Il primo, fortunatamente, è facile da demolire, il secondo va invece criticato – ed è affare assai arduo, anche se tutta l’epistemologia contemporanea si regge su questa critica, e cioè sull’analisi dei limiti statistico probabilistici della scienza, limiti che rendono assai evanescente lo stesso confine tra scienze esatte e scienze congetturali. La scepsi che interroga, dubita, esige chiarezza dovrebbe, secondo questo metodo, essere intrinseca a ogni affermazione scientifica, ognuna dovrebbe presentarsi da sé come dubitanda.
In momenti di grande crisi come quelli che viviamo è quasi inevitabile avvenga invece il contrario. L’esigenza di uscirne al più presto e il bisogno biologico di sicurezza producono una prepotente domanda di certezze, che però si può mutare molto rapidamente in richiesta di asserzioni risolutive, innegabili. Ciò che è per sua natura complesso viene allora ridotto a uno, semplificato all’osso. Ogni ragionevole dubbio diventa semplicemente un ostacolo alla decisione.

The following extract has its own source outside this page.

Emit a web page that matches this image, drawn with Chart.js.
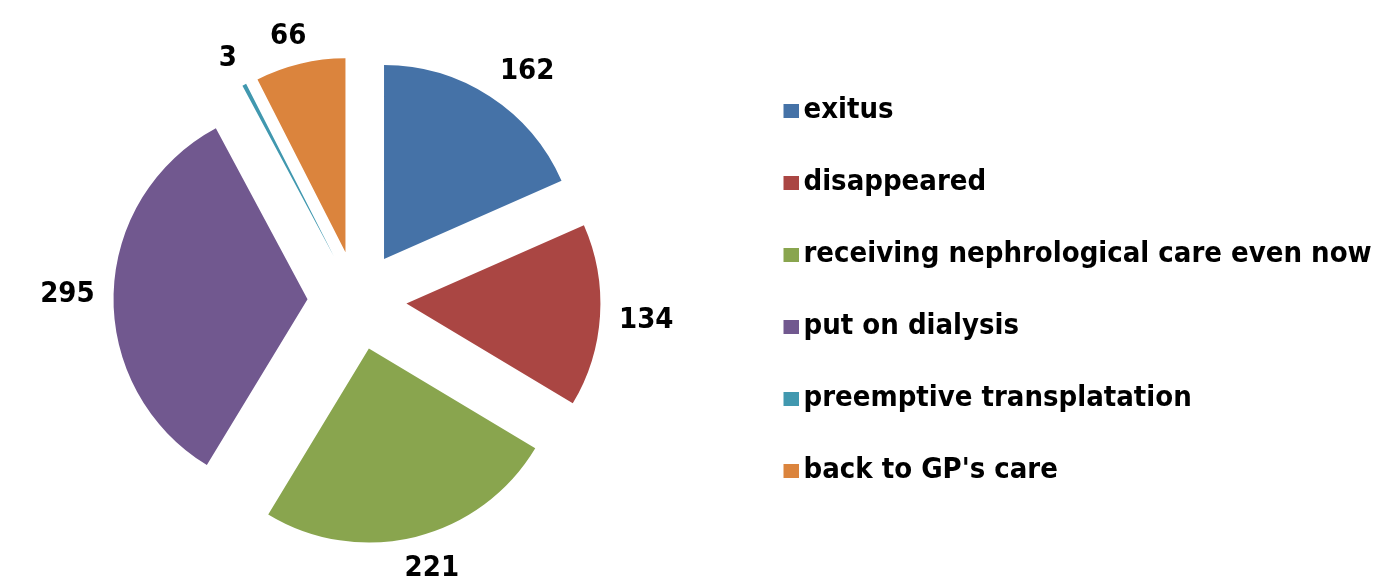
<!DOCTYPE html>
<html><head><meta charset="utf-8">
<script src="https://cdn.jsdelivr.net/npm/chart.js@4"></script>
<style>
html,body{margin:0;padding:0;background:#fff;overflow:hidden;width:1394px;height:583px;}
#wrap{position:absolute;left:-17px;top:0;width:1411px;height:583px;}
</style></head><body>
<div id="wrap"><canvas id="c" width="1411" height="583"></canvas></div>
<script>
const categories = ['exitus', 'disappeared', 'receiving nephrological care even now', 'put on dialysis', 'preemptive transplatation', "back to GP's care"];
const patientCounts = [162, 134, 221, 295, 3, 66];
const sliceColors = ['#4572A7', '#AA4643', '#89A54E', '#71588F', '#4198AF', '#DB843D'];

const FONT_FAMILY = '"DejaVu Sans Condensed", "DejaVu Sans", sans-serif';
const FONT_SIZE = 29;
const PIE_RADIUS = 194;
const EXPLODE = 49.5;
const LABEL_GAP = 19;

const mctx = document.createElement('canvas').getContext('2d');
mctx.font = 'bold ' + FONT_SIZE + 'px ' + FONT_FAMILY;
const maxTextW = Math.max(...categories.map(c => mctx.measureText(c).width));
const LEG_PAD = 72 - FONT_SIZE;
const padRight = 1411 - 748 - (LEG_PAD + 15 + FONT_SIZE / 2 + maxTextW + 10);

function makeSwatch(color) {
  const cv = document.createElement('canvas');
  const gap = 5, sw = 15, boxW = 15;
  const w = 2 * (boxW + FONT_SIZE / 2 - gap) - boxW;
  cv.width = Math.round(w); cv.height = 14;
  const c = cv.getContext('2d');
  c.fillStyle = color;
  c.fillRect(cv.width - sw, 0, sw, 14);
  return cv;
}

// Explode every slice outward along its own bisector (like Excel's exploded pie)
const explodeSlices = {
  id: 'explodeSlices',
  afterDatasetUpdate(chart, args) {
    const meta = chart.getDatasetMeta(args.index);
    meta.data.forEach(arc => {
      const mid = (arc.startAngle + arc.endAngle) / 2;
      arc.x += Math.cos(mid) * EXPLODE;
      arc.y += Math.sin(mid) * EXPLODE;
    });
  }
};

const clamp = v => Math.max(-1, Math.min(1, v));

const outsideLabels = {
  id: 'outsideLabels',
  afterDatasetsDraw(chart) {
    const ctx = chart.ctx;
    const meta = chart.getDatasetMeta(0);
    ctx.save();
    ctx.font = 'bold ' + FONT_SIZE + 'px ' + FONT_FAMILY;
    ctx.fillStyle = '#000';
    ctx.textAlign = 'center';
    ctx.textBaseline = 'middle';
    meta.data.forEach((arc, i) => {
      const p = arc.getProps(['x', 'y', 'startAngle', 'endAngle', 'outerRadius'], true);
      const mid = (p.startAngle + p.endAngle) / 2;
      const dx = Math.cos(mid), dy = Math.sin(mid);
      const d = p.outerRadius + LABEL_GAP;
      const txt = String(chart.data.datasets[0].data[i]);
      const w = ctx.measureText(txt).width, h = 22;
      const sx = clamp(dx * 1.8), sy = clamp(dy * 1.8);
      ctx.fillText(txt, p.x + dx * d + sx * w / 2, p.y + dy * d + sy * h / 2 + 2);
    });
    ctx.restore();
  }
};

new Chart(document.getElementById('c'), {
  type: 'pie',
  data: {
    labels: categories,
    datasets: [{
      data: patientCounts,
      backgroundColor: sliceColors,
      borderWidth: 0,
      radius: PIE_RADIUS
    }]
  },
  options: {
    responsive: false,
    animation: false,
    layout: { padding: { top: 18, right: padRight, left: 0, bottom: 0 } },
    plugins: {
      tooltip: { enabled: false },
      legend: {
        position: 'right',
        align: 'start',
        title: { display: true, text: '', font: { size: 12, lineHeight: 1.2 }, padding: { top: 0, bottom: 20.6 } },
        labels: {
          usePointStyle: true,
          pointStyleWidth: 15,
          boxHeight: 14,
          padding: LEG_PAD,
          color: '#000',
          font: { family: FONT_FAMILY, size: FONT_SIZE, weight: 'bold' },
          generateLabels(chart) {
            const items = Chart.overrides.pie.plugins.legend.labels.generateLabels(chart);
            return items.map((it, i) => Object.assign({}, it, { pointStyle: makeSwatch(sliceColors[i]), fontColor: '#000' }));
          }
        }
      }
    }
  },
  plugins: [explodeSlices, outsideLabels]
});
</script>
</body></html>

Il pensiero critico, e cioè scientifico, non dovrebbe che opporsi, secondo i suoi stessi principi, a una simile tendenza. Ma avviene che a volte non lo faccia, o solo in qualche sua minoranza, e per motivi oggettivi, che prescindono dalla buona o cattiva fede dei singoli. Se la crisi non è governata anzitutto in sede politica, attraverso l’azione di un autorevole comando politico, è inevitabile che la domanda di risposte “oltre ogni dubbio”, di certezze assolute (passaggio illogico dal certo al Vero!), sia rivolta al Tecnico e allo Scientifico. Essi si trovano allora investiti di un ruolo del tutto improprio di “sostituti” del governo politico – o, più precisamente, quest’ultimo, per la sua debolezza, per la fragilità della sua costituzione, si maschera dietro il sapere tecnico, ne sollecita risposte univoche e riduce la propria azione di contrasto della crisi( “resilienza” si usa oggi dire), che avrebbe dovuto avere carattere sistematico, a una sola delle componenti di quest’ultima. D’altra parte, in situazioni analoghe, non può non crescere la tentazione nella comunità scientifica di svolgere funzioni generali di direzioni e di potere.